As a key part of a campaign to embed encryption software that it could
crack into widely used computer products, the U.S. National Security
Agency arranged a secret $10 million contract with RSA, one of the most
influential firms in the computer security industry, Reuters has
learned.
Documents leaked by former NSA contractor Edward Snowden show that
the NSA created and promulgated a flawed formula for generating random
numbers to create a "back door" in encryption products, the New York
Times reported in September. Reuters later reported that RSA became the
most important distributor of that formula by rolling it into a software
tool called Bsafe that is used to enhance security in personal
computers and many other products.
Undisclosed until now was that RSA received $10 million in a deal
that set the NSA formula as the preferred, or default, method for number
generation in the BSafe software, according to two sources familiar
with the contract. Although that sum might seem paltry, it represented
more than a third of the revenue that the relevant division at RSA had
taken in during the entire previous year, securities filings show.
The earlier disclosures of RSA's entanglement with the NSA already
had shocked some in the close-knit world of computer security experts.
The company had a long history of championing privacy and security, and
it played a leading role in blocking a 1990s effort by the NSA to
require a special chip to enable spying on a wide range of computer and
communications products.
RSA, now a subsidiary of computer storage giant EMC Corp, urged
customers to stop using the NSA formula after the Snowden disclosures
revealed its weakness.
RSA and EMC declined to answer questions for this story, but RSA said
in a statement: "RSA always acts in the best interest of its customers
and under no circumstances does RSA design or enable any back doors in
our products. Decisions about the features and functionality of RSA
products are our own."
STORIED HISTORY
Started by MIT professors in the 1970s and led for years by ex-Marine
Jim Bidzos, RSA and its core algorithm were both named for the last
initials of the three founders, who revolutionized cryptography. Little
known to the public, RSA's encryption tools have been licensed by most
large technology companies, which in turn use them to protect computers
used by hundreds of millions of people.
At the core of RSA's products was a technology known as public key
cryptography.
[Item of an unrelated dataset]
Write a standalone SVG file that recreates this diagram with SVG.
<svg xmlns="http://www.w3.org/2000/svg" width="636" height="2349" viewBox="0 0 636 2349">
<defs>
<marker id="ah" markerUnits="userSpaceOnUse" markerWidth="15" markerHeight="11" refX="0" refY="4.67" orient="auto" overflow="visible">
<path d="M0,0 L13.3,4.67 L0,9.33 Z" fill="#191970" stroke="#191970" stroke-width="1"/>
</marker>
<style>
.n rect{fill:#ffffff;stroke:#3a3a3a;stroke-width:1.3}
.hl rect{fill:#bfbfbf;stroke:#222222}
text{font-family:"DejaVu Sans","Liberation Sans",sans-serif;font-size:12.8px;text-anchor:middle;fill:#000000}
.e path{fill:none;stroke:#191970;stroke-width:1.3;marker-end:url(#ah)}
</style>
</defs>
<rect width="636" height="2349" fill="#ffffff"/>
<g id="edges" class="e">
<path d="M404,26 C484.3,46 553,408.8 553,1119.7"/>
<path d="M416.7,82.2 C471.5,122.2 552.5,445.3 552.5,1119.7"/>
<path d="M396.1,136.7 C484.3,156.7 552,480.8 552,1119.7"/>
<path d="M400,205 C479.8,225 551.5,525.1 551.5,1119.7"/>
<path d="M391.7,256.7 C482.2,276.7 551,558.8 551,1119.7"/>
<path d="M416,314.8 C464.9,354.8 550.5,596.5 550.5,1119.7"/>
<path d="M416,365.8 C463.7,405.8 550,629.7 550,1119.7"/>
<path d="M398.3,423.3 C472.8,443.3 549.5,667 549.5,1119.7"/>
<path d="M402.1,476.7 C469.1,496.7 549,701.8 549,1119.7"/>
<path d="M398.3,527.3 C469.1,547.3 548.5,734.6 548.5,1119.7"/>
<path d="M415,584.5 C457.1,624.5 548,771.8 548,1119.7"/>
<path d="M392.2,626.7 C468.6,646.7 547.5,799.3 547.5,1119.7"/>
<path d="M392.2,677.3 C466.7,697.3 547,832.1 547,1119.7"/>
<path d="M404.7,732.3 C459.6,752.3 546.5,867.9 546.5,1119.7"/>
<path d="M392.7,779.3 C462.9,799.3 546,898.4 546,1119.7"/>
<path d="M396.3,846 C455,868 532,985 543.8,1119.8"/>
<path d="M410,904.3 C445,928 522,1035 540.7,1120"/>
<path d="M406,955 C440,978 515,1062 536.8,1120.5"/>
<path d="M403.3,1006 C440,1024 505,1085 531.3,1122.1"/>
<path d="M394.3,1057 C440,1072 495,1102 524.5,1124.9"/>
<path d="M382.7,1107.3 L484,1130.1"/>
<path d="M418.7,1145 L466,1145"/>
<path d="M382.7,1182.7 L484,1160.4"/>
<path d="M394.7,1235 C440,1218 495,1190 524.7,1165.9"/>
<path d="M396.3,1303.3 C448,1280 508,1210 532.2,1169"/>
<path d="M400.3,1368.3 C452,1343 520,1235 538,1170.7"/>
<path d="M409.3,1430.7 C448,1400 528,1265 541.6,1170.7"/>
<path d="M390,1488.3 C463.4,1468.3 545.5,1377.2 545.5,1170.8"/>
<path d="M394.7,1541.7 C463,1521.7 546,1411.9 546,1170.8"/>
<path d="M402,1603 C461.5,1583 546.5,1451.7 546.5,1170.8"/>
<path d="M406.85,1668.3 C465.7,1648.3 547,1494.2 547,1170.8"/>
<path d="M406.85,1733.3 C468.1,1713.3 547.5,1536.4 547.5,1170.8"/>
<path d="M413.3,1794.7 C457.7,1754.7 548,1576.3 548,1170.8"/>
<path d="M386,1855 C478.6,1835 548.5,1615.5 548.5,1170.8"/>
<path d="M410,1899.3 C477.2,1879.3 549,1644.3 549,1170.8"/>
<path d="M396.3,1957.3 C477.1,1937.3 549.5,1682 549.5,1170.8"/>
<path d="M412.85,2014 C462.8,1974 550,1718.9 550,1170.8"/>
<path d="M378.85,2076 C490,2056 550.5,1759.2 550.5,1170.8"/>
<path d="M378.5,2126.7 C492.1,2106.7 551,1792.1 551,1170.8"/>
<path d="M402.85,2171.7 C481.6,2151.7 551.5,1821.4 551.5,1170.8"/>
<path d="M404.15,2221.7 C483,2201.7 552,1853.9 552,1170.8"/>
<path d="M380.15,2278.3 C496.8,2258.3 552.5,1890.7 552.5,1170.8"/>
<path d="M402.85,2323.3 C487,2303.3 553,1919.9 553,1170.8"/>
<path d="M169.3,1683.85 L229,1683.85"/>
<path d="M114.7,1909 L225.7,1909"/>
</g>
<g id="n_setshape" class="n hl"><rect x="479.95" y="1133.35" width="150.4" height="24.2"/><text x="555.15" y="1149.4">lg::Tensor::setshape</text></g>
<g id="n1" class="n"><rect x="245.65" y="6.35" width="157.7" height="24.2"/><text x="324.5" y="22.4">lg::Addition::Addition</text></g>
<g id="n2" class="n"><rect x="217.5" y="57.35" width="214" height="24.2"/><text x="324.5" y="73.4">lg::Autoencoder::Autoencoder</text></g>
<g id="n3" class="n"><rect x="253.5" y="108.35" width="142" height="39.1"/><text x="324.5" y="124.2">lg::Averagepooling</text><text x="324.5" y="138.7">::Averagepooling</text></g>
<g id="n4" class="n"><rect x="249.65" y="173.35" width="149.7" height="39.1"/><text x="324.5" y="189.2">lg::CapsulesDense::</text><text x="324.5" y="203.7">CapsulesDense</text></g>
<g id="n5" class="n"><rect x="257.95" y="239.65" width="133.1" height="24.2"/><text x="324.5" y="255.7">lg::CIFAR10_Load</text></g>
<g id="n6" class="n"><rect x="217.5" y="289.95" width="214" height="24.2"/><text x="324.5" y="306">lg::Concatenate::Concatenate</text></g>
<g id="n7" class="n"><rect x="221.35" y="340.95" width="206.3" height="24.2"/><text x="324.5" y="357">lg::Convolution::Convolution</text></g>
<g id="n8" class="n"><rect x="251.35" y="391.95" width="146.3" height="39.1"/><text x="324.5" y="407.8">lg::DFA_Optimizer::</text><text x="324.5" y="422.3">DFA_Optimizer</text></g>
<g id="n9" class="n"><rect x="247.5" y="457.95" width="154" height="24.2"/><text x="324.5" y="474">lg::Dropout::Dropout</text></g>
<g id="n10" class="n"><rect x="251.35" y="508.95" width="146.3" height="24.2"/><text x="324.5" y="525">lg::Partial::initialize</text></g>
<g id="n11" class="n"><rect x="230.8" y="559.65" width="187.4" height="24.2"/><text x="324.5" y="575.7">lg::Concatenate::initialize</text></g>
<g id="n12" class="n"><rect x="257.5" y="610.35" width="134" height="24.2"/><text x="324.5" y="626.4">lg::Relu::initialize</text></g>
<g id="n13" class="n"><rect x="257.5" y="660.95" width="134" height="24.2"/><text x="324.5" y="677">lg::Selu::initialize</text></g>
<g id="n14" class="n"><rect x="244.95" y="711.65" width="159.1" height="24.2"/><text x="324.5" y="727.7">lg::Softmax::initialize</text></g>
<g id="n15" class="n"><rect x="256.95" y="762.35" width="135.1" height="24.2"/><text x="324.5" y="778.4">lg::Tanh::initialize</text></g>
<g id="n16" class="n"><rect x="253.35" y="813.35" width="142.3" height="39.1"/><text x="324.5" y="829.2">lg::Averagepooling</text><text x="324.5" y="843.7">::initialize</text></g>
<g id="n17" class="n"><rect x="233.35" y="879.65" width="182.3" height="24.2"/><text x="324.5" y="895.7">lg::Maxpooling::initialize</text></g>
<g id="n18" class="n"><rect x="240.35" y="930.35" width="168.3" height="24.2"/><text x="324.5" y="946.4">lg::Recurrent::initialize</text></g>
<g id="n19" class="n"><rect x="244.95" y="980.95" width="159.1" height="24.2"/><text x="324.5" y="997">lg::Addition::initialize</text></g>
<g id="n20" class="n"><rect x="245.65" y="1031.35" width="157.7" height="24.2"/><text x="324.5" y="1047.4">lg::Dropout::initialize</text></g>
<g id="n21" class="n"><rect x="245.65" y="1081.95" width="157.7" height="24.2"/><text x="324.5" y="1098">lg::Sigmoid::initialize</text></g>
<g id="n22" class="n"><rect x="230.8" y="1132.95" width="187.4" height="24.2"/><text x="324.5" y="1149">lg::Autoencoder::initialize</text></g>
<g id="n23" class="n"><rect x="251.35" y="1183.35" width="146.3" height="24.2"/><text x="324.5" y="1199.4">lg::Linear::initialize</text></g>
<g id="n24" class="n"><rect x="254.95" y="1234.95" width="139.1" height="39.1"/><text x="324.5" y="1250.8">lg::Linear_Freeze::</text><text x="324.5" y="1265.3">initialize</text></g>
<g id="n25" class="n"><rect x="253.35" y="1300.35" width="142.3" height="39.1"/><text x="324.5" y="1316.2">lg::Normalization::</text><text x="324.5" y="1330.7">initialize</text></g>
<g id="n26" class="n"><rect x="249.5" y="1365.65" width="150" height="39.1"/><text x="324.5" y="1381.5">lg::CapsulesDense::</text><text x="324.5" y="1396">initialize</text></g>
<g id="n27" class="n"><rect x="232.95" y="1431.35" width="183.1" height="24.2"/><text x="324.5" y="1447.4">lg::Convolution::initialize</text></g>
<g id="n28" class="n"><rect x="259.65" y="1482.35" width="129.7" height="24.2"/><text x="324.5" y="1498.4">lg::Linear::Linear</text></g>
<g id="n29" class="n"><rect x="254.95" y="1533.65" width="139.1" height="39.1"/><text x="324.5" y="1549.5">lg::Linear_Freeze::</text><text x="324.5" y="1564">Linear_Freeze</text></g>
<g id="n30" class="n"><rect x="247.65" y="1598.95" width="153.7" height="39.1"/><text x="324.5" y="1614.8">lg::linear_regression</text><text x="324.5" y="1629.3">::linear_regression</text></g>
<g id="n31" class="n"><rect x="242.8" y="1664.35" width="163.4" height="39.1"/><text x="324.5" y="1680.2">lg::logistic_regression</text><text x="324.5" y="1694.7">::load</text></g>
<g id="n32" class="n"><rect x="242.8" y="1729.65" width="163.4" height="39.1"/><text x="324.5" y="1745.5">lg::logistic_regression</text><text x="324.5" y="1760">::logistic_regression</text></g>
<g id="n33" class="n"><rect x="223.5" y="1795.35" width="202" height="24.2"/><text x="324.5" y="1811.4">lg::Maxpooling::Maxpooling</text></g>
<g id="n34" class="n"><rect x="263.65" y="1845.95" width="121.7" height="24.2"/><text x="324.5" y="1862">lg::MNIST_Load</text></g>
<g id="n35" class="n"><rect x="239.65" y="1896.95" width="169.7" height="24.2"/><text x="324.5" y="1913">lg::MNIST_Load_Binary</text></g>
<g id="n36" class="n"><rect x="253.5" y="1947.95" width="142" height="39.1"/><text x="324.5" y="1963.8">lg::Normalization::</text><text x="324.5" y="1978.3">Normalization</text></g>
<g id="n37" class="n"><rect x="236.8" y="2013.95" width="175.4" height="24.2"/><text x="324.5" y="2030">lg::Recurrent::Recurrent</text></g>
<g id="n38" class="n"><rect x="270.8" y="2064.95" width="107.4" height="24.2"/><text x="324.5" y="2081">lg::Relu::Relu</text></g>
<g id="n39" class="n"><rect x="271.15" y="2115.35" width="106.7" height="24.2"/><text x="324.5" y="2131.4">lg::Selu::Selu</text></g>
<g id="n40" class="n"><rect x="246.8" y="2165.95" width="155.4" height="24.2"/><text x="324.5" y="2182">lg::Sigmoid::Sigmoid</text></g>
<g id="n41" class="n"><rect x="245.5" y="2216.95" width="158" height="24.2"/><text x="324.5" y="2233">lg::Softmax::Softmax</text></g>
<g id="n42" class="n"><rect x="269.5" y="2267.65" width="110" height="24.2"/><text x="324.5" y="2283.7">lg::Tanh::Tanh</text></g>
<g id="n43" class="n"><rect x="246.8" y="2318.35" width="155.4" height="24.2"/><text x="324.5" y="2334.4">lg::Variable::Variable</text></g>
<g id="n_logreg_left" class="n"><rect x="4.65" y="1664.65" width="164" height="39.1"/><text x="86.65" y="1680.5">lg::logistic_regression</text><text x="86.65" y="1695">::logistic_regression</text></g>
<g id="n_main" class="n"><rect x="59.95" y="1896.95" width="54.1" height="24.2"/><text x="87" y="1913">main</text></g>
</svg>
Instead of using the same key for encoding and then
decoding a message, there are two keys related to each other
mathematically. The first, publicly available key is used to encode a
message for someone, who then uses a second, private key to reveal it.
From RSA's earliest days, the U.S. intelligence establishment worried
it would not be able to crack well-engineered public key cryptography.
Martin Hellman, a former Stanford researcher who led the team that first
invented the technique, said NSA experts tried to talk him and others
into believing that the keys did not have to be as large as they
planned.
The stakes rose when more technology companies adopted RSA's methods
and Internet use began to soar. The Clinton administration embraced the
Clipper Chip, envisioned as a mandatory component in phones and
computers to enable officials to overcome encryption with a warrant.
RSA led a fierce public campaign against the effort, distributing
posters with a foundering sailing ship and the words "Sink Clipper!"
A key argument against the chip was that overseas buyers would shun
U.S. technology products if they were ready-made for spying. Some
companies say that is just what has happened in the wake of the Snowden
disclosures.
The White House abandoned the Clipper Chip and instead relied on
export controls to prevent the best cryptography from crossing U.S.
borders. RSA once again rallied the industry, and it set up an
Australian division that could ship what it wanted.
"We became the tip of the spear, so to speak, in this fight against government efforts," Bidzos recalled in an oral history.